The news media is abuzz with reports cheering the so-called 'bold' reforms. Even the stock markets have given a thumbs-up to the initiatives. The BSE-Sensex is at its one-year high already. With so much hoopla over the announcements, it is important to consider how big an impact they could have on the economy. And in doing so, to figure if the ongoing celebration is really worth it.
Let us start with the most basic question. Will the recent policy reforms revive investments in the economy? To a certain extent, investments will certainly get a boost. But these are certainly not the reforms that could be game-changers for India.
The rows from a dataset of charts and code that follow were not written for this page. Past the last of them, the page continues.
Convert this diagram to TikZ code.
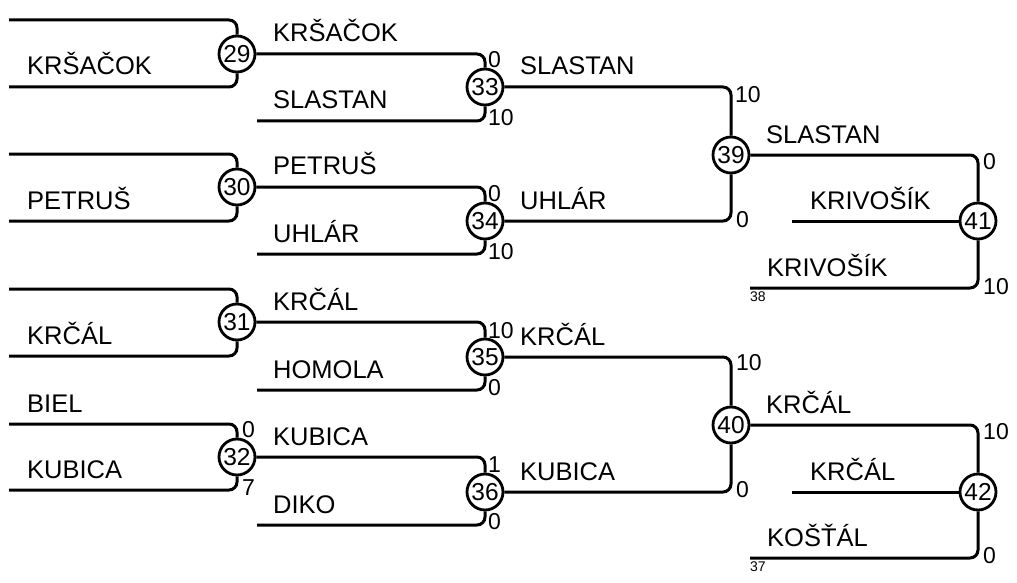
\documentclass[tikz,border=0pt]{standalone}
\usepackage{fontspec}
\setmainfont{Liberation Sans}
\begin{document}
\begin{tikzpicture}[x=1pt,y=-1pt,
  match/.style={circle,draw,line width=2.8pt,minimum size=36pt,inner sep=0pt,fill=white,font=\fontsize{24.5}{24.5}\selectfont},
  conn/.style={line width=3pt,rounded corners=8pt},
  plname/.style={anchor=base west,inner sep=0pt,font=\fontsize{25.5}{25.5}\selectfont},
  score/.style={anchor=west,inner sep=0pt,font=\fontsize{23}{23}\selectfont},
  seed/.style={anchor=north west,inner sep=0pt,font=\fontsize{14}{14}\selectfont}]
\useasboundingbox (0,0) rectangle (1017,583);

% match circles
\node[match] (m29) at (237,54) {29};
\node[match] (m30) at (237,187) {30};
\node[match] (m31) at (237,322) {31};
\node[match] (m32) at (237,457) {32};
\node[match] (m33) at (485,87) {33};
\node[match] (m34) at (485,221) {34};
\node[match] (m35) at (485,357) {35};
\node[match] (m36) at (485,492) {36};
\node[match] (m39) at (731,155) {39};
\node[match] (m40) at (731,425) {40};
\node[match] (m41) at (978,221) {41};
\node[match] (m42) at (978,492) {42};

% free ends
\coordinate (a1) at (9,20);   \coordinate (a2) at (9,87);
\coordinate (a3) at (9,154);  \coordinate (a4) at (9,221);
\coordinate (a5) at (9,289);  \coordinate (a6) at (9,356);
\coordinate (a7) at (9,424);  \coordinate (a8) at (9,490);
\coordinate (b1) at (257,121); \coordinate (b2) at (257,254);
\coordinate (b3) at (257,390); \coordinate (b4) at (257,525);
\coordinate (c41m) at (792,221); \coordinate (c41b) at (750,288);
\coordinate (c42m) at (792,492); \coordinate (c42b) at (750,558);

% connectors
\draw[conn] (a1) -| (m29); \draw[conn] (a2) -| (m29);
\draw[conn] (a3) -| (m30); \draw[conn] (a4) -| (m30);
\draw[conn] (a5) -| (m31); \draw[conn] (a6) -| (m31);
\draw[conn] (a7) -| (m32); \draw[conn] (a8) -| (m32);
\draw[conn] (m29) -| (m33); \draw[conn] (b1) -| (m33);
\draw[conn] (m30) -| (m34); \draw[conn] (b2) -| (m34);
\draw[conn] (m31) -| (m35); \draw[conn] (b3) -| (m35);
\draw[conn] (m32) -| (m36); \draw[conn] (b4) -| (m36);
\draw[conn] (m33) -| (m39); \draw[conn] (m34) -| (m39);
\draw[conn] (m35) -| (m40); \draw[conn] (m36) -| (m40);
\draw[conn] (m39) -| (m41); \draw[conn] (c41m) -- (m41); \draw[conn] (c41b) -| (m41);
\draw[conn] (m40) -| (m42); \draw[conn] (c42m) -- (m42); \draw[conn] (c42b) -| (m42);

% names
\node[plname] (n1) at (27,75) {KRŠAČOK};
\node[plname] (n2) at (27,209) {PETRUŠ};
\node[plname] (n3) at (27,344) {KRČÁL};
\node[plname] (n4) at (27,412) {BIEL};
\node[plname] (n5) at (27,478) {KUBICA};
\node[plname] (n6) at (273,42) {KRŠAČOK};
\node[plname] (n7) at (273,109) {SLASTAN};
\node[plname] (n8) at (273,175) {PETRUŠ};
\node[plname] (n9) at (273,242) {UHLÁR};
\node[plname] (n10) at (273,310) {KRČÁL};
\node[plname] (n11) at (273,378) {HOMOLA};
\node[plname] (n12) at (273,445) {KUBICA};
\node[plname] (n13) at (273,513) {DIKO};
\node[plname] (n14) at (520,75) {SLASTAN};
\node[plname] (n15) at (520,209) {UHLÁR};
\node[plname] (n16) at (520,345) {KRČÁL};
\node[plname] (n17) at (520,480) {KUBICA};
\node[plname] (n18) at (766,143) {SLASTAN};
\node[plname] (n19) at (810,209) {KRIVOŠÍK};
\node[plname] (n20) at (767,276) {KRIVOŠÍK};
\node[plname] (n21) at (766,413) {KRČÁL};
\node[plname] (n22) at (810,480) {KRČÁL};
\node[plname] (n23) at (767,546) {KOŠŤÁL};

% scores
\node[score] (s1) at (242,430) {0};
\node[score] (s2) at (242,488) {7};
\node[score] (s3) at (488,60) {0};
\node[score] (s4) at (488,118) {10};
\node[score] (s5) at (488,194) {0};
\node[score] (s6) at (488,252) {10};
\node[score] (s7) at (488,331) {10};
\node[score] (s8) at (488,388) {0};
\node[score] (s9) at (488,465) {1};
\node[score] (s10) at (488,522) {0};
\node[score] (s11) at (735,95) {10};
\node[score] (s12) at (736,220) {0};
\node[score] (s13) at (736,363) {10};
\node[score] (s14) at (736,490) {0};
\node[score] (s15) at (983,162) {0};
\node[score] (s16) at (983,287) {10};
\node[score] (s17) at (983,432) {10};
\node[score] (s18) at (983,556) {0};

% seeds
\node[seed] (t38) at (750,292) {38};
\node[seed] (t37) at (750,562) {37};
\end{tikzpicture}
\end{document}
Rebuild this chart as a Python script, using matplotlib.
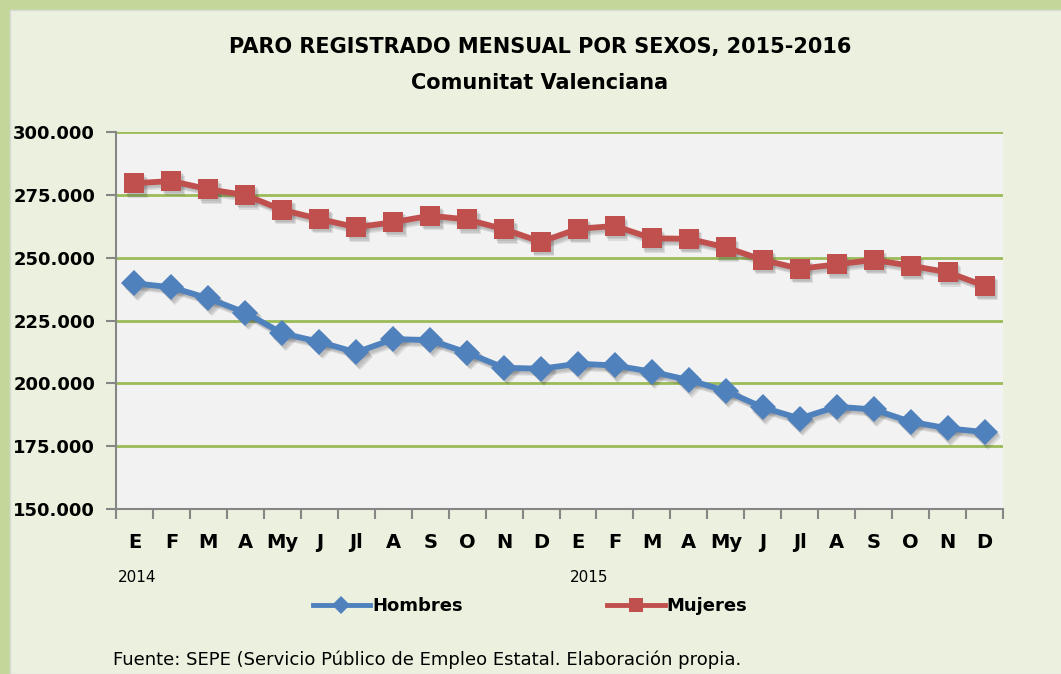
import matplotlib
matplotlib.use('Agg')
import matplotlib.pyplot as plt
import matplotlib.transforms as mtransforms
from matplotlib.patches import Rectangle
from matplotlib.lines import Line2D
from matplotlib.ticker import FuncFormatter, FixedLocator

# months (two years)
meses = ['E', 'F', 'M', 'A', 'My', 'J', 'Jl', 'A', 'S', 'O', 'N', 'D'] * 2
anios = ['2014', '2015']

# registered unemployment
hombres = [239800, 238200, 233800, 228100, 219900, 216500, 212300, 217600, 217200, 212200, 206200, 205800,
           207800, 207100, 204600, 201300, 197000, 190400, 186000, 190700, 189600, 184700, 182100, 180600]
mujeres = [279600, 280500, 277200, 274900, 269000, 265400, 262100, 264100, 266700, 265200, 261300, 256300,
           261500, 262600, 257700, 257500, 254100, 249100, 245600, 247300, 249100, 246800, 244200, 238800]

azul = '#4F81BD'
rojo = '#C0504D'
verde = '#9BBB59'

fig = plt.figure(figsize=(10.61, 6.74), dpi=100)
fig.patch.set_facecolor('#C4D79B')
# inner chart area
fig.patches.append(Rectangle((10 / 1061, 0), 1, 1 - 10 / 674, transform=fig.transFigure,
                             facecolor='#EBF1DE', edgecolor='#D9D9D9', linewidth=1, zorder=-10))

ax = fig.add_axes([116 / 1061, 1 - 509 / 674, 887 / 1061, 377 / 674])
ax.set_zorder(1)
ax.set_facecolor('#F2F2F2')

x = list(range(len(meses)))

# soft drop shadow under the series
for k, a in [(2.5, 0.12), (1.8, 0.12), (1.1, 0.1)]:
    sh = mtransforms.offset_copy(ax.transData, fig=fig, x=k, y=-k * 1.3, units='points')
    for serie, mk, ms in [(hombres, 'D', 13), (mujeres, 's', 14)]:
        ax.plot(x, serie, color='#404040', alpha=a, lw=4.2, marker=mk, ms=ms, mew=0,
                transform=sh, zorder=2)

ax.plot(x, hombres, color=azul, lw=4.2, marker='D', ms=13, mew=0, zorder=3)
ax.plot(x, mujeres, color=rojo, lw=4.2, marker='s', ms=14, mew=0, zorder=3)

ax.set_xlim(-0.5, len(meses) - 0.5)
ax.set_ylim(150000, 300000)
ax.set_yticks(range(150000, 300001, 25000))
ax.yaxis.set_major_formatter(FuncFormatter(lambda v, p: f'{v:,.0f}'.replace(',', '.')))
for yv in range(175000, 300001, 25000):
    ax.axhline(yv, color=verde, lw=2, zorder=1)

ax.set_xticks(x)
ax.set_xticklabels(meses)
ax.xaxis.set_minor_locator(FixedLocator([i - 0.5 for i in range(len(meses) + 1)]))
ax.tick_params(axis='x', which='major', length=0, pad=17, labelsize=14)
ax.tick_params(axis='x', which='minor', length=7, width=1.5, color='#868686')
ax.tick_params(axis='y', length=7, width=1.5, color='#868686', labelsize=13, pad=8)
for lab in ax.get_xticklabels() + ax.get_yticklabels():
    lab.set_fontweight('bold')

for s in ['top', 'right']:
    ax.spines[s].set_visible(False)
for s in ['left', 'bottom']:
    ax.spines[s].set_color('#868686')
    ax.spines[s].set_linewidth(1.5)

# year labels
fig.text(118 / 1061, 1 - 577 / 674, anios[0], fontsize=11, va='center', ha='left')
fig.text(570 / 1061, 1 - 578 / 674, anios[1], fontsize=11, va='center', ha='left')

fig.text(540 / 1061, 1 - 47 / 674, 'PARO REGISTRADO MENSUAL POR SEXOS, 2015-2016',
         fontsize=15, fontweight='bold', ha='center', va='center')
fig.text(540 / 1061, 1 - 83 / 674, 'Comunitat Valenciana',
         fontsize=15, fontweight='bold', ha='center', va='center')

handles = [Line2D([], [], color=azul, lw=3.5, marker='D', ms=9, mew=0),
           Line2D([], [], color=rojo, lw=3.5, marker='s', ms=10, mew=0)]
fig.legend(handles, ['Hombres', 'Mujeres'], loc='center', bbox_to_anchor=(530 / 1061, 1 - 606 / 674),
           ncol=2, frameon=False, handlelength=3.2, handletextpad=0.1, columnspacing=8,
           prop={'weight': 'bold', 'size': 13})

fig.text(113 / 1061, 1 - 660 / 674, 'Fuente: SEPE (Servicio Público de Empleo Estatal. Elaboración propia.',
         fontsize=13, ha='left', va='center')

fig.savefig('out.png', dpi=100, facecolor=fig.get_facecolor())
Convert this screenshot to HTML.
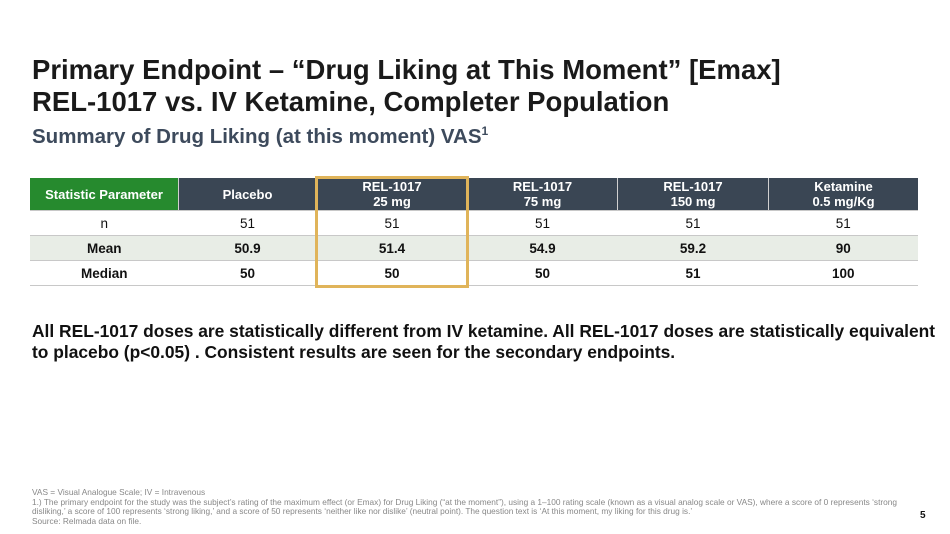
<!DOCTYPE html>
<html><head><meta charset="utf-8"><style>
body{margin:0;width:950px;height:534px;background:#fff;font-family:"Liberation Sans",Arial,sans-serif;position:relative;overflow:hidden}
.t{position:absolute;left:32px;top:54px;font-size:27.5px;font-weight:bold;color:#1a1a1a;line-height:32px}
.s{position:absolute;left:32px;top:124px;font-size:20.5px;font-weight:bold;color:#3d4a5c}
.s sup{font-size:12px}
table{position:absolute;left:30px;top:178px;border-collapse:collapse;width:888px;font-size:13.5px}
td,th{text-align:center;border-bottom:1px solid #c8c8c8;padding:0}
th{background:#3a4654;color:#fff;height:32px;font-size:13px;line-height:15px;border-left:1px solid #d0d0d0}
th.g{background:#268a2e;border-left:none}
td{height:24px;color:#111}
tr.m td{background:#e8ede6;font-weight:bold}
tr.b td{font-weight:bold}
.box{position:absolute;left:315px;top:176px;width:148px;height:106px;border:3px solid #e0b45a}
.p{position:absolute;left:32px;top:321px;font-size:17.4px;font-weight:bold;color:#111;line-height:21px;white-space:nowrap}
.f{position:absolute;left:32px;top:488px;font-size:8.3px;color:#888;line-height:9.6px;white-space:nowrap}
.n{position:absolute;left:920px;top:510px;font-size:10px;font-weight:bold;color:#111}
</style></head><body>
<div class="t">Primary Endpoint – “Drug Liking at This Moment” [Emax]<br>REL-1017 vs. IV Ketamine, Completer Population</div>
<div class="s">Summary of Drug Liking (at this moment) VAS<sup>1</sup></div>
<table>
<tr><th class="g" style="width:148px">Statistic Parameter</th><th style="width:137px">Placebo</th><th style="width:150px">REL-1017<br>25 mg</th><th style="width:149px">REL-1017<br>75 mg</th><th style="width:150px">REL-1017<br>150 mg</th><th>Ketamine<br>0.5 mg/Kg</th></tr>
<tr><td>n</td><td>51</td><td>51</td><td>51</td><td>51</td><td>51</td></tr>
<tr class="m"><td>Mean</td><td>50.9</td><td>51.4</td><td>54.9</td><td>59.2</td><td>90</td></tr>
<tr class="b"><td>Median</td><td>50</td><td>50</td><td>50</td><td>51</td><td>100</td></tr>
</table>
<div class="box"></div>
<div class="p">All REL-1017 doses are statistically different from IV ketamine. All REL-1017 doses are statistically equivalent<br>to placebo (p&lt;0.05) . Consistent results are seen for the secondary endpoints.</div>
<div class="f">VAS = Visual Analogue Scale; IV = Intravenous<br>1.) The primary endpoint for the study was the subject’s rating of the maximum effect (or Emax) for Drug Liking (“at the moment”), using a 1–100 rating scale (known as a visual analog scale or VAS), where a score of 0 represents ‘strong<br>disliking,’ a score of 100 represents ‘strong liking,’ and a score of 50 represents ‘neither like nor dislike’ (neutral point). The question text is ‘At this moment, my liking for this drug is.’<br>Source: Relmada data on file.</div>
<div class="n">5</div>
</body></html>
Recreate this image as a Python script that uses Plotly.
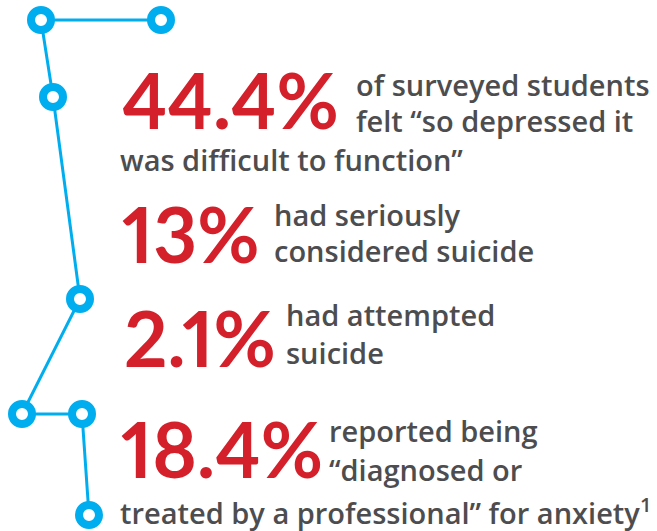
import plotly.graph_objects as go

# Data
values = [44.4, 13, 2.1, 18.4]
value_labels = ["44.4%", "13%", "2.1%", "18.4%"]
desc_lines = [
    ["of surveyed students", "felt “so depressed it"],
    ["had seriously", "considered suicide"],
    ["had attempted", "suicide"],
    ["reported being", "“diagnosed or"],
]
wrap_lines = ["was difficult to function”", "", "", "treated by a professional” for anxiety<sup>1</sup>"]

# decorative connector path (pixel space)
path_x = [161, 41, 53, 80, 22, 82, 89]
path_y = [20, 20, 97, 299, 414, 414, 515]

RED = "#D3202A"
GRAY = "#4D4D4F"
BLUE = "#00AEEF"

# layout positions (baselines)
num_x = [121, 121, 123, 120]
num_base = [128, 262, 366, 477]
desc_x = [355, 273, 285, 328]
desc_base = [[97, 133], [227, 263], [327, 365], [443, 482]]
wrap_base = [172, None, None, 525]

fig = go.Figure()
fig.add_trace(go.Scatter(
    x=path_x, y=path_y, mode="lines+markers",
    line=dict(color=BLUE, width=3),
    marker=dict(size=20, color="white", line=dict(color=BLUE, width=8)),
    hoverinfo="skip", showlegend=False,
))

NUM_SIZE = 76
TXT_SIZE = 29

def add_text(x, base, text, size, color, weight, family, desc):
    fig.add_annotation(
        x=x, y=base, xref="x", yref="y", text=text, showarrow=False,
        xanchor="left", yanchor="bottom", align="left",
        yshift=-desc * size,
        font=dict(family=family, size=size, color=color, weight=weight),
        borderpad=0,
    )

for i, v in enumerate(values):
    lbl = '<span style="font-variant-numeric:proportional-nums">' + value_labels[i] + '</span>'
    add_text(num_x[i], num_base[i], lbl, NUM_SIZE, RED, 700, "Lato", 0.24)
    for j, line in enumerate(desc_lines[i]):
        add_text(desc_x[i], desc_base[i][j], line, TXT_SIZE, GRAY, 600, "Open Sans", 0.29)
    if wrap_lines[i]:
        add_text(119, wrap_base[i], wrap_lines[i], TXT_SIZE, GRAY, 600, "Open Sans", 0.29)

fig.update_xaxes(range=[0, 657], visible=False, fixedrange=True)
fig.update_yaxes(range=[531, 0], visible=False, fixedrange=True)
fig.update_layout(
    width=657, height=531, margin=dict(l=0, r=0, t=0, b=0),
    plot_bgcolor="white", paper_bgcolor="white",
)
fig.write_html("out.html", config={"displayModeBar": False},
               post_script="document.body.style.margin='0';document.body.style.overflow='hidden';")
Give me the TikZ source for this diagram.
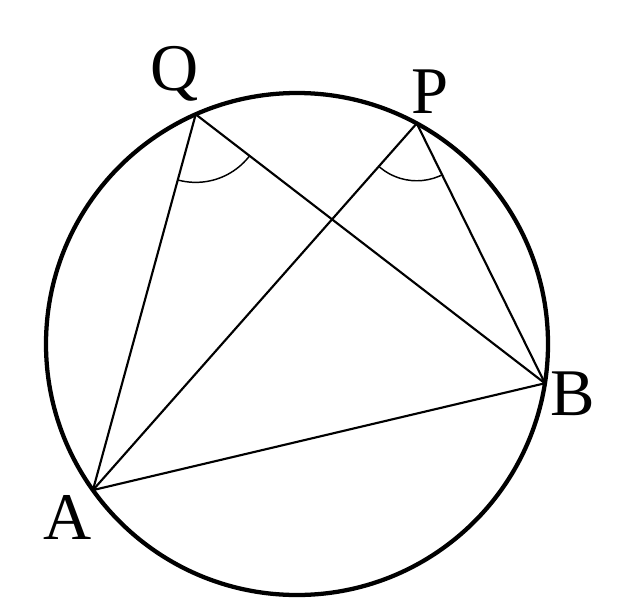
\documentclass[tikz,border=0pt]{standalone}
\usepackage{fontspec}
\setmainfont{Liberation Serif}
\usetikzlibrary{calc}
\begin{document}
\begin{tikzpicture}[x=0.75pt,y=-0.75pt,
  rim/.style={line width=3.2pt},
  chord/.style={line width=1.6pt},
  anglemark/.style={line width=1.1pt},
  lbl/.style={font=\fontsize{50}{50}\selectfont, anchor=base, inner sep=0pt}]
\path[use as bounding box] (0,0) rectangle (639,600);
\coordinate (O) at (297,344);
\coordinate (A) at ($(O)+(-215.6:251)$);
\coordinate (B) at ($(O)+(9:251)$);
\coordinate (Q) at ($(O)+(-113.8:251)$);
\coordinate (P) at ($(O)+(-61.5:251)$);
\draw[rim] (O) circle[radius=188.25pt];
\draw[chord] (Q) -- (A);
\draw[chord] (Q) -- (B);
\draw[chord] (P) -- (A);
\draw[chord] (P) -- (B);
\draw[chord] (A) -- (B);
\begin{scope}
  \clip (Q) -- (A) -- (B) -- cycle;
  \draw[anglemark] (Q) circle[radius=51pt];
\end{scope}
\begin{scope}
  \clip (P) -- (A) -- (B) -- cycle;
  \draw[anglemark] (P) circle[radius=43pt];
\end{scope}
\node[lbl] (lQ) at (175,90) {Q};
\node[lbl] (lP) at (430,113) {P};
\node[lbl] (lA) at (68,539) {A};
\node[lbl] (lB) at (573,415) {B};
\end{tikzpicture}
\end{document}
For instance, data from the Centre for Monitoring Indian Economy (CMIE) suggests that projects worth Rs 1.8 trillion were shelved during April-August 2012. This was in addition to projects worth Rs 4.5 trillion shelved in the fiscal year 2011-12. The reason for shelving of more than half of these projects was because of the inability of the promoters to acquire land. This is clear hint where the real big reforms ought to be happening.
Secondly, it will take a while before new investment proposals could match the boom years of 2004 to 2008. The main reason for the investment boom during this period was on account of cheap access to natural resources including land, coal, iron ore and bauxite. A similar scenario doesn't exist anymore.
In the opinion of Mr Mahesh Vyas (MD & CEO of CMIE), the Prime Minister's recent attempts to revive the investment climate in the country could take the proportion of investments in GDP to about 37% from the current 35.5% level.
If the impact of the new reforms is not going to be very significant, what is the reason for the sudden excitement? The answer is that the government has failed to initiate any meaningful policy reform in last several years. As such, the expectations have been abysmally low. It is only in contrast with the very poor expectations that the recent initiatives seem bold. The real game-changers for India would be progressive reforms related to land ownership and acquisition as well as labour laws. We would like to see if the Prime Minister takes up these issues with equal enthusiasm.